(Raw data)
★ ★ ★
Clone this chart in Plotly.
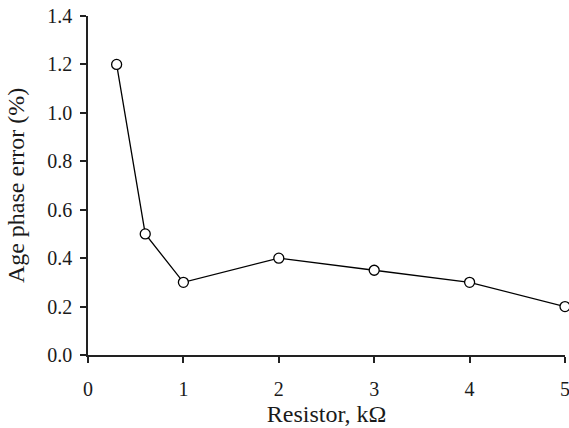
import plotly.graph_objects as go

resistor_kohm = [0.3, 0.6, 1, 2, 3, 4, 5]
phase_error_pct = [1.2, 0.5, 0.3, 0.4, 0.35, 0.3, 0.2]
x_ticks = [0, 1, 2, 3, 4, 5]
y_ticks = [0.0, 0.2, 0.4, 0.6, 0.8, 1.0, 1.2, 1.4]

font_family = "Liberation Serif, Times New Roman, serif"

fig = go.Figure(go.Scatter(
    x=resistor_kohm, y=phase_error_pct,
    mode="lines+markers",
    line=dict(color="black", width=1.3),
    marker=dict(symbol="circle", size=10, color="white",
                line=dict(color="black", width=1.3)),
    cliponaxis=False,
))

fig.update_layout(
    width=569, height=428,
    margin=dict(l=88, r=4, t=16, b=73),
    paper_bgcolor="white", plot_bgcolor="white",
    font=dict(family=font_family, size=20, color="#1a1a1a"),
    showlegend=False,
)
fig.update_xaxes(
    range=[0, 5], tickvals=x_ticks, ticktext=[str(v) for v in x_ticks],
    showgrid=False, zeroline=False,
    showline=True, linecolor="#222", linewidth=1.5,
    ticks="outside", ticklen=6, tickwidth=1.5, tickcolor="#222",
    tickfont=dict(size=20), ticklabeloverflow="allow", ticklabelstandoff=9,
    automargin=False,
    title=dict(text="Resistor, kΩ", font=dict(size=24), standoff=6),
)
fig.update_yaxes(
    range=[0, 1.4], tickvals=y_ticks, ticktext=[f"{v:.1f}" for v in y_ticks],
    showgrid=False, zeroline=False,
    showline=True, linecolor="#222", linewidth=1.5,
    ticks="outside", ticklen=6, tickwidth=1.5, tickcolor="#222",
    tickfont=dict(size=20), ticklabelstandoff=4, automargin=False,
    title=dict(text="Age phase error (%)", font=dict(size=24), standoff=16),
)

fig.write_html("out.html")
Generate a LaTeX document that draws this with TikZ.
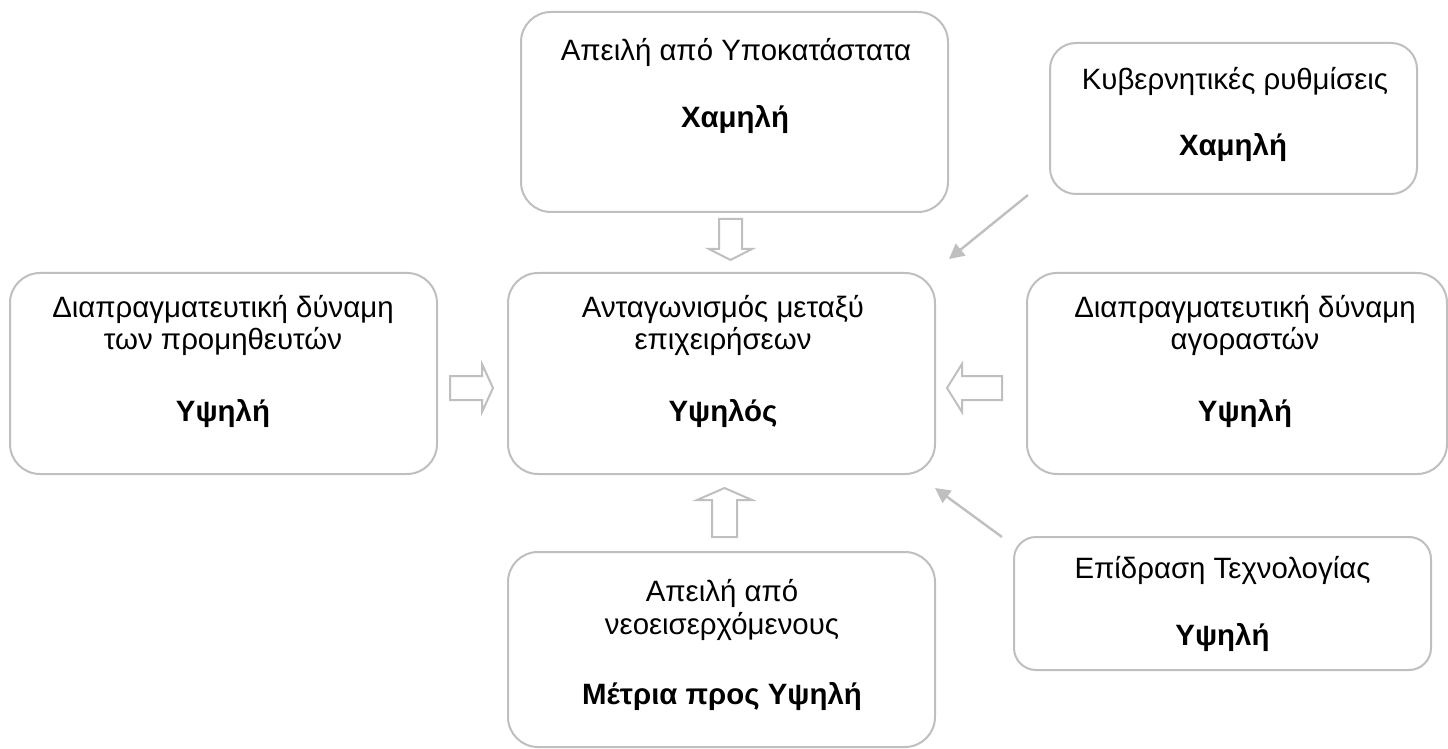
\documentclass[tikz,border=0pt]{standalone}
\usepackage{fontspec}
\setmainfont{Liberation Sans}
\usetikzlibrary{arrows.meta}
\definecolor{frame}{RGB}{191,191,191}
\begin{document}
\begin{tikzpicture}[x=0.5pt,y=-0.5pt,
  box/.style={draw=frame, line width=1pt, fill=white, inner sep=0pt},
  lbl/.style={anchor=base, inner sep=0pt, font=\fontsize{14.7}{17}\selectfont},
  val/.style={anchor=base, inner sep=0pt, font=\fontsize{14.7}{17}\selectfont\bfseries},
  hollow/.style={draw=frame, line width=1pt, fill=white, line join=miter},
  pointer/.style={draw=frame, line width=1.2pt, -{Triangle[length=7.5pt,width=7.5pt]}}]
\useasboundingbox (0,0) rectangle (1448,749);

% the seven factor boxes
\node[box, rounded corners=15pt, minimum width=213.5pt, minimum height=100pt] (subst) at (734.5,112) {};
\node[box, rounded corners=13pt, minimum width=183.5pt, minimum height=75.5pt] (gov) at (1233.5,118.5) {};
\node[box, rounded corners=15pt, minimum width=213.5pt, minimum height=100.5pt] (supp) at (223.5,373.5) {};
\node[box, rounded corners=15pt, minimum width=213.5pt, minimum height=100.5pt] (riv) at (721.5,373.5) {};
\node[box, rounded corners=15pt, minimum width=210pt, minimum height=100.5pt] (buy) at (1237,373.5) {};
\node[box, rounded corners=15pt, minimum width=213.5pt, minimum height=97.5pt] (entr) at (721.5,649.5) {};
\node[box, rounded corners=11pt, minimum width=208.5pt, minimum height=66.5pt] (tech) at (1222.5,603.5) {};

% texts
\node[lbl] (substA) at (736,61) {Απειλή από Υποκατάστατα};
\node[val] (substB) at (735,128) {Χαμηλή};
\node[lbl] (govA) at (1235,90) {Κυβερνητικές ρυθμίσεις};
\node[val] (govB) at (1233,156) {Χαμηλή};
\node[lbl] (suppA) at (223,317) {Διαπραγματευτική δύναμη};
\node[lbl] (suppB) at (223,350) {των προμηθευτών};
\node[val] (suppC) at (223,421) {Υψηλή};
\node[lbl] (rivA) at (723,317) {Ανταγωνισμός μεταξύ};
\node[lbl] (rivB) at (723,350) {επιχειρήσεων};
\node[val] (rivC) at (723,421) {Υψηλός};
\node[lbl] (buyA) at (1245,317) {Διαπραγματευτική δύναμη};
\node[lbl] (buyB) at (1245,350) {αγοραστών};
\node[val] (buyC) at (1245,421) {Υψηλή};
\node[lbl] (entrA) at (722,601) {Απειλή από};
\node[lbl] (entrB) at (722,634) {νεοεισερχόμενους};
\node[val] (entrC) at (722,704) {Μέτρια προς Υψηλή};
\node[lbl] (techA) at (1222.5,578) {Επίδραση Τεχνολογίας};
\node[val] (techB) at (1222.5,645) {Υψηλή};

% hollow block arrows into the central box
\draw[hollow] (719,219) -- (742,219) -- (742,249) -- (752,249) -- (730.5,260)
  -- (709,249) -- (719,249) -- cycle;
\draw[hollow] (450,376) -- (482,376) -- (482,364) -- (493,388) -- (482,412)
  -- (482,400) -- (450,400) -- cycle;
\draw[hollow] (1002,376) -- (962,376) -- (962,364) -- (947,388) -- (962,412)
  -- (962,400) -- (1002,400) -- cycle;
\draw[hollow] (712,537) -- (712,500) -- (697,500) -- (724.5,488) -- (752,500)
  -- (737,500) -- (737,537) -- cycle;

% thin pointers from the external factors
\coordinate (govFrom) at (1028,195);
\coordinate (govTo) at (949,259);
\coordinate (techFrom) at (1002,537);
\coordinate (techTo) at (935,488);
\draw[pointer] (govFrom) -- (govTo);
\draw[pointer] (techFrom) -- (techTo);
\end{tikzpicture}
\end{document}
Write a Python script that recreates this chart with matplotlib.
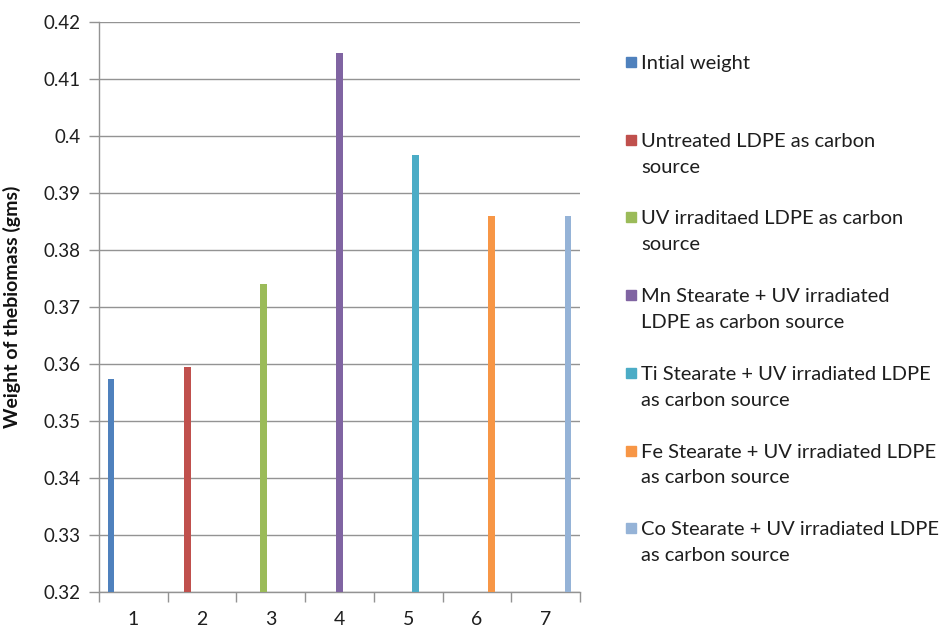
★ ★ ★
Return the material exactly as given, apart from the pictures.

(Answer to this task)
Clone this chart in Plotly.
import plotly.graph_objects as go

resistor_kohm = [0.3, 0.6, 1, 2, 3, 4, 5]
phase_error_pct = [1.2, 0.5, 0.3, 0.4, 0.35, 0.3, 0.2]
x_ticks = [0, 1, 2, 3, 4, 5]
y_ticks = [0.0, 0.2, 0.4, 0.6, 0.8, 1.0, 1.2, 1.4]

font_family = "Liberation Serif, Times New Roman, serif"

fig = go.Figure(go.Scatter(
    x=resistor_kohm, y=phase_error_pct,
    mode="lines+markers",
    line=dict(color="black", width=1.3),
    marker=dict(symbol="circle", size=10, color="white",
                line=dict(color="black", width=1.3)),
    cliponaxis=False,
))

fig.update_layout(
    width=569, height=428,
    margin=dict(l=88, r=4, t=16, b=73),
    paper_bgcolor="white", plot_bgcolor="white",
    font=dict(family=font_family, size=20, color="#1a1a1a"),
    showlegend=False,
)
fig.update_xaxes(
    range=[0, 5], tickvals=x_ticks, ticktext=[str(v) for v in x_ticks],
    showgrid=False, zeroline=False,
    showline=True, linecolor="#222", linewidth=1.5,
    ticks="outside", ticklen=6, tickwidth=1.5, tickcolor="#222",
    tickfont=dict(size=20), ticklabeloverflow="allow", ticklabelstandoff=9,
    automargin=False,
    title=dict(text="Resistor, kΩ", font=dict(size=24), standoff=6),
)
fig.update_yaxes(
    range=[0, 1.4], tickvals=y_ticks, ticktext=[f"{v:.1f}" for v in y_ticks],
    showgrid=False, zeroline=False,
    showline=True, linecolor="#222", linewidth=1.5,
    ticks="outside", ticklen=6, tickwidth=1.5, tickcolor="#222",
    tickfont=dict(size=20), ticklabelstandoff=4, automargin=False,
    title=dict(text="Age phase error (%)", font=dict(size=24), standoff=16),
)

fig.write_html("out.html")
Generate a LaTeX document that draws this with TikZ.
\documentclass[tikz,border=0pt]{standalone}
\usepackage{fontspec}
\setmainfont{Liberation Sans}
\usetikzlibrary{arrows.meta}
\definecolor{frame}{RGB}{191,191,191}
\begin{document}
\begin{tikzpicture}[x=0.5pt,y=-0.5pt,
  box/.style={draw=frame, line width=1pt, fill=white, inner sep=0pt},
  lbl/.style={anchor=base, inner sep=0pt, font=\fontsize{14.7}{17}\selectfont},
  val/.style={anchor=base, inner sep=0pt, font=\fontsize{14.7}{17}\selectfont\bfseries},
  hollow/.style={draw=frame, line width=1pt, fill=white, line join=miter},
  pointer/.style={draw=frame, line width=1.2pt, -{Triangle[length=7.5pt,width=7.5pt]}}]
\useasboundingbox (0,0) rectangle (1448,749);

% the seven factor boxes
\node[box, rounded corners=15pt, minimum width=213.5pt, minimum height=100pt] (subst) at (734.5,112) {};
\node[box, rounded corners=13pt, minimum width=183.5pt, minimum height=75.5pt] (gov) at (1233.5,118.5) {};
\node[box, rounded corners=15pt, minimum width=213.5pt, minimum height=100.5pt] (supp) at (223.5,373.5) {};
\node[box, rounded corners=15pt, minimum width=213.5pt, minimum height=100.5pt] (riv) at (721.5,373.5) {};
\node[box, rounded corners=15pt, minimum width=210pt, minimum height=100.5pt] (buy) at (1237,373.5) {};
\node[box, rounded corners=15pt, minimum width=213.5pt, minimum height=97.5pt] (entr) at (721.5,649.5) {};
\node[box, rounded corners=11pt, minimum width=208.5pt, minimum height=66.5pt] (tech) at (1222.5,603.5) {};

% texts
\node[lbl] (substA) at (736,61) {Απειλή από Υποκατάστατα};
\node[val] (substB) at (735,128) {Χαμηλή};
\node[lbl] (govA) at (1235,90) {Κυβερνητικές ρυθμίσεις};
\node[val] (govB) at (1233,156) {Χαμηλή};
\node[lbl] (suppA) at (223,317) {Διαπραγματευτική δύναμη};
\node[lbl] (suppB) at (223,350) {των προμηθευτών};
\node[val] (suppC) at (223,421) {Υψηλή};
\node[lbl] (rivA) at (723,317) {Ανταγωνισμός μεταξύ};
\node[lbl] (rivB) at (723,350) {επιχειρήσεων};
\node[val] (rivC) at (723,421) {Υψηλός};
\node[lbl] (buyA) at (1245,317) {Διαπραγματευτική δύναμη};
\node[lbl] (buyB) at (1245,350) {αγοραστών};
\node[val] (buyC) at (1245,421) {Υψηλή};
\node[lbl] (entrA) at (722,601) {Απειλή από};
\node[lbl] (entrB) at (722,634) {νεοεισερχόμενους};
\node[val] (entrC) at (722,704) {Μέτρια προς Υψηλή};
\node[lbl] (techA) at (1222.5,578) {Επίδραση Τεχνολογίας};
\node[val] (techB) at (1222.5,645) {Υψηλή};

% hollow block arrows into the central box
\draw[hollow] (719,219) -- (742,219) -- (742,249) -- (752,249) -- (730.5,260)
  -- (709,249) -- (719,249) -- cycle;
\draw[hollow] (450,376) -- (482,376) -- (482,364) -- (493,388) -- (482,412)
  -- (482,400) -- (450,400) -- cycle;
\draw[hollow] (1002,376) -- (962,376) -- (962,364) -- (947,388) -- (962,412)
  -- (962,400) -- (1002,400) -- cycle;
\draw[hollow] (712,537) -- (712,500) -- (697,500) -- (724.5,488) -- (752,500)
  -- (737,500) -- (737,537) -- cycle;

% thin pointers from the external factors
\coordinate (govFrom) at (1028,195);
\coordinate (govTo) at (949,259);
\coordinate (techFrom) at (1002,537);
\coordinate (techTo) at (935,488);
\draw[pointer] (govFrom) -- (govTo);
\draw[pointer] (techFrom) -- (techTo);
\end{tikzpicture}
\end{document}
Write a Python script that recreates this chart with matplotlib.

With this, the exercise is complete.